Censors eliminates personal expression
September 17, 1991
It seems a bit sad when other countries look to ours as a model of freedom. The American way seems to be headed more and more towards censorship and restrictions on speech. America needs a new way.
Right now, the talk about censorship is not as heated as it has been recently, but it is still there. It lurks around the music industry most often, and from there it filters into the school classrooms.
Music and literature are not the enemy. Words are not our enemy, nor are pictures. Words have as much power as a person gives them. Censorship and its proponents are the enemy.
It is sad when people want to take away someone’s personal expression. In a world becoming more technological each day, we should all relish when a fellow human being states a belief, offers an interpretation of an event or—more simply put—COMMUNICATES to whoever happens to be listening.
Those who are fearful of music or pictures on magazines or supernatural tales must be afraid of themselves.
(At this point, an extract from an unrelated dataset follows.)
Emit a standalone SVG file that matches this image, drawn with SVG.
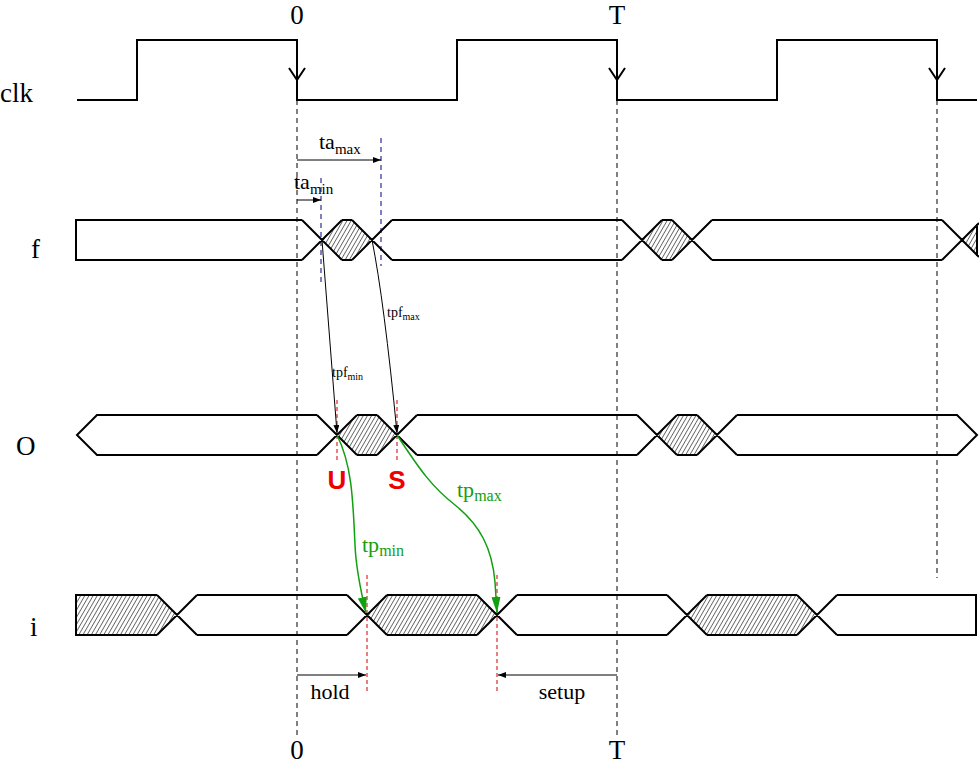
<svg xmlns="http://www.w3.org/2000/svg" width="979" height="765" viewBox="0 0 979 765">
<style>
.sig{fill:none;stroke:#000;stroke-width:2;stroke-linejoin:miter}
.hat{fill:url(#hatch);stroke:none}
.dash{fill:none;stroke:#000;stroke-width:1;stroke-dasharray:5,4}
.rdash{fill:none;stroke:#d00000;stroke-width:1;stroke-dasharray:4,3}
.ndash{fill:none;stroke:#000080;stroke-width:1;stroke-dasharray:5,4}
.thin{fill:none;stroke:#000;stroke-width:1}
.grn{fill:none;stroke:#10a010;stroke-width:1.5}
.t{font-family:"Liberation Serif","Times New Roman",serif;fill:#000}
.big{font-size:27px}
.mid{font-size:22px}
.sm{font-size:14px}
.g{fill:#10a010}
.red{font-family:"Liberation Sans",Arial,sans-serif;font-weight:bold;font-size:26px;fill:#ee0000}
</style>
<defs>
<pattern id="hatch" patternUnits="userSpaceOnUse" width="3.6" height="4" patternTransform="rotate(30)">
<line x1="0" y1="-1" x2="0" y2="5" stroke="#000" stroke-width="1.1"/>
</pattern>
<marker id="ah" viewBox="0 0 8 6" refX="8" refY="3" markerWidth="8" markerHeight="6" markerUnits="userSpaceOnUse" orient="auto">
<path d="M0,0 L8,3 L0,6 z" fill="#000"/>
</marker>
<marker id="ahg" viewBox="0 0 16 9" refX="16" refY="4.5" markerWidth="16" markerHeight="9" markerUnits="userSpaceOnUse" orient="auto">
<path d="M0,0 L16,4.5 L0,9 z" fill="#10a010"/>
</marker>
</defs>
<rect width="979" height="765" fill="#fff"/>

<g id="guides">
<path class="dash" d="M297,100 V737 M617,100 V737 M937,100 V578"/>
<path class="ndash" d="M321,178 V282 M381,138 V266"/>
<path class="rdash" d="M337,400 V463 M397,400 V463 M367,575 V692 M497,575 V692"/>
</g>

<g id="clk">
<polyline class="sig" points="77,100 137,100 137,40 297,40 297,100 457,100 457,40 617,40 617,100 777,100 777,40 937,40 937,100 977,100"/>
<path class="sig" d="M289,68 L297,80 L305,68 M609,68 L617,80 L625,68 M929,68 L937,80 L945,68"/>
<text class="t big" x="0" y="102">clk</text>
<text class="t big" x="297" y="24" text-anchor="middle">0</text>
<text class="t big" x="617" y="24" text-anchor="middle">T</text>
</g>

<g id="f">
<polygon class="hat" points="322,240 342,220 352,220 372,240 352,260 342,260"/>
<polygon class="hat" points="642,240 662,220 672,220 692,240 672,260 662,260"/>
<polygon class="hat" points="962,240 977,225 977,255"/>
<path class="sig" d="M302,220 H76 V260 H302 M302,220 L342,260 M302,260 L342,220 M342,220 H352 M342,260 H352 M352,220 L392,260 M352,260 L392,220 M392,220 H622 M392,260 H622 M622,220 L662,260 M622,260 L662,220 M662,220 H672 M662,260 H672 M672,220 L712,260 M672,260 L712,220 M712,220 H942 M712,260 H942 M942,220 L979,257 M942,260 L979,223 M977,224 V256"/>
<text class="t big" x="31" y="258">f</text>
</g>

<g id="O">
<polygon class="hat" points="337,435 357,415 377,415 397,435 377,455 357,455"/>
<polygon class="hat" points="657,435 677,415 697,415 717,435 697,455 677,455"/>
<path class="sig" d="M317,415 H97 L77,435 L97,455 H317 M317,415 L357,455 M317,455 L357,415 M357,415 H377 M357,455 H377 M377,415 L417,455 M377,455 L417,415 M417,415 H637 M417,455 H637 M637,415 L677,455 M637,455 L677,415 M677,415 H697 M677,455 H697 M697,415 L737,455 M697,455 L737,415 M737,415 H957 L977,435 L957,455 H737"/>
<text class="t big" x="16" y="455">O</text>
</g>

<g id="i">
<polygon class="hat" points="76,595 157,595 177,615 157,635 76,635"/>
<polygon class="hat" points="367,615 387,595 477,595 497,615 477,635 387,635"/>
<polygon class="hat" points="687,615 707,595 797,595 817,615 797,635 707,635"/>
<path class="sig" d="M157,595 H76 V635 H157 M157,595 L197,635 M157,635 L197,595 M197,595 H347 M197,635 H347 M347,595 L387,635 M347,635 L387,595 M387,595 H477 M387,635 H477 M477,595 L517,635 M477,635 L517,595 M517,595 H667 M517,635 H667 M667,595 L707,635 M667,635 L707,595 M707,595 H797 M707,635 H797 M797,595 L837,635 M797,635 L837,595 M837,595 H976 V635 H837"/>
<text class="t big" x="30" y="636">i</text>
</g>

<g id="connectors">
<line class="thin" x1="297" y1="160" x2="381" y2="160" marker-end="url(#ah)"/>
<line class="thin" x1="297" y1="200" x2="321" y2="200" marker-end="url(#ah)"/>
<path class="thin" d="M322,240 L337,433" marker-end="url(#ah)"/>
<path class="thin" d="M372,240 Q384,300 397,433" marker-end="url(#ah)"/>
<path class="grn" d="M337,435 C352,465 353,500 355,545 C356,570 361,592 366,613" marker-end="url(#ahg)"/>
<path class="grn" d="M397,435 C420,470 432,487 455,505 C480,525 492,548 495,582 L497,613" marker-end="url(#ahg)"/>
<line class="thin" x1="297" y1="675" x2="366" y2="675" marker-end="url(#ah)"/>
<line class="thin" x1="617" y1="675" x2="498" y2="675" marker-end="url(#ah)"/>
</g>

<g id="labels">
<text class="t mid" x="319" y="149">ta<tspan font-size="15" dy="5">max</tspan></text>
<text class="t mid" x="294" y="189">ta<tspan font-size="15" dy="5">min</tspan></text>
<text class="t sm" x="387" y="317">tpf<tspan font-size="10" dy="3">max</tspan></text>
<text class="t sm" x="332" y="377">tpf<tspan font-size="10" dy="3">min</tspan></text>
<text class="red" x="337" y="489" text-anchor="middle">U</text>
<text class="red" x="397" y="489" text-anchor="middle">S</text>
<text class="t mid g" x="457" y="497">tp<tspan font-size="16" dy="4">max</tspan></text>
<text class="t mid g" x="362" y="552">tp<tspan font-size="16" dy="4">min</tspan></text>
<text class="t mid" x="330" y="699" text-anchor="middle">hold</text>
<text class="t mid" x="562" y="699" text-anchor="middle">setup</text>
<text class="t big" x="297" y="759" text-anchor="middle">0</text>
<text class="t big" x="617" y="759" text-anchor="middle">T</text>
</g>
</svg>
All forms of art and expression describe human existence—they are a part of every person who has trod on this planet.
Some of the best literature speaks directly to people, confronting fears common to all. One such victim is “The Catcher in the Rye.” How can someone be offended by a story about a teenager going through life trying to find out who he is, maturing in the meantime. But such literature is removed from some school systems.
It seems anyone wishing to ban such a piece must not be willing to realize their own insecurities. Perhaps those people are still trying to find themselves, and unable to deal with their own reality, need to search and destroy someone else’s.
Or what about those people offended by a photo layout of a pregnant woman. If an act of love and the birth of a human is so embarrassing, then it is hard to understand why the population keeps growing.
People seemed to be more incensed about a naked pregnant woman than a large group of women parading on a stage to be judged by their appearance. It is so hard to find any sense in this.
Perhaps those do-gooders out to rid the world of smut need to concentrate more on changing problems which exist in life. Violence does not exist because of books or music. People often seem to imply a relationship of cause and effect where one has never—and will never—exist.
It is very difficult to draw a line between what is suitable for a reader or viewer and what is not. And if it was possible, what sort of judge would the job require?
Communication is the only way we can understand each other. If we are such a “superior” species, why are some of our members trying to suppress that which makes us superior?
The thing most remarkable about human existence is the ability to communicate (there’s that almost foreign word again). And what is remarkable about communication is the idea of shared meanings. We’re all a part of this existence.
It will be a bleak world when people are no longer able to freely express themselves, in any manner they might choose. We would become a society written about by such authors as Kurt Vonnegut, Margaret Atwood or George Orwell. Of course, no one would realize the true meaning of this because the books wouldn’t be around.